Игорь Шевелев

 

Многообразие предсмертного мира.

 

Ну что же, ты сам этого хотел, - профессиональной литераторской жизни. Когда в любой момент могут предложить написать на любую тему. И вот живешь себе спокойно, пишешь о выставках и книгах, и вдруг предлагают написать о смертной казни. О том, что многие люди, настаивая на ее необходимости, приводят в качестве аргумента тот факт, что якобы сами заключенные, приговоренные к пожизненному заключению, говорят: да лучше убейте, чем бесконечно мучиться в застенке, без надежды на волю.

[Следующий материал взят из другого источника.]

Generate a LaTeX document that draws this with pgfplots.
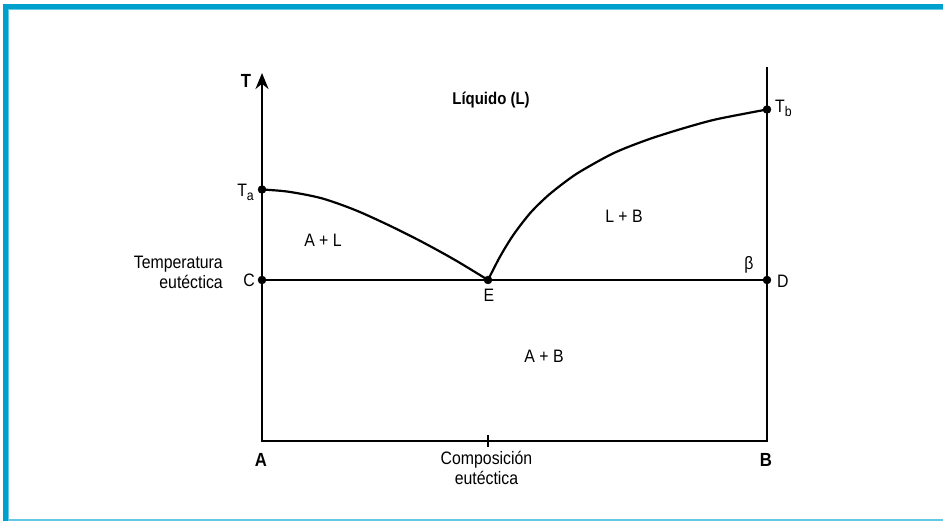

Между тем, редактор, предложивший поразмышлять об этом, уверен, что нет никого, кто, будучи приговорен к смерти, не воспринимал бы после этого каждую минуту в качестве бесценного дара. Словно некий перелом происходит во всем человеческом существе. На память, конечно, приходит приговоренный к казни Федор Достоевский и слова, которые он позже вложил в монолог князя Мышкина в романе «Идиот» о том, какими глазами смертник смотрит на жизнь.

 

Тема смерти притягивает сама по себе, и я согласился подумать, благо был бы повод, а размышление найдется. К тому же – смертный приговор. Все под ним ходим. Что от Бога, что от государства. Может, в момент перелома от жизни к смерти в человеке, действительно, происходит та самая искомая перемена сознания, - метанойя, перемена ума, - которая и означает в христианской традиции покаяние?

 

По размышлении, однако, понимаешь, что мысль о перевороте в сознании, новый взгляд приговоренного к смерти на реальность, перемена во всем его существе – это приобретение романтического сознания, насчитывающее пару сотен лет европейской истории. Есть даже точка отсчета в виде повести Виктора Гюго «Последний день приговоренного к смерти», написанной в 1829 году. Повести, которая произвела шоковое впечатление на европейскую публику. Она оказала влияние на все мировоззрение Европы XIX-го века, на русских классиков, да и в наши дни является актуальной.

 

Виктор Гюго называл свою повесть ходатайством «об отмене смертной казни». Писатель отдавал себе отчет, что и с какой целью он написал. Это не защита какого-то одного преступника, писал он, а «общее ходатайство обо всех осужденных, настоящих и будущих, на все времена». И далее – «это страшная, роковая проблема, которая скрыта в недрах каждого смертного приговора… проблема жизни и смерти».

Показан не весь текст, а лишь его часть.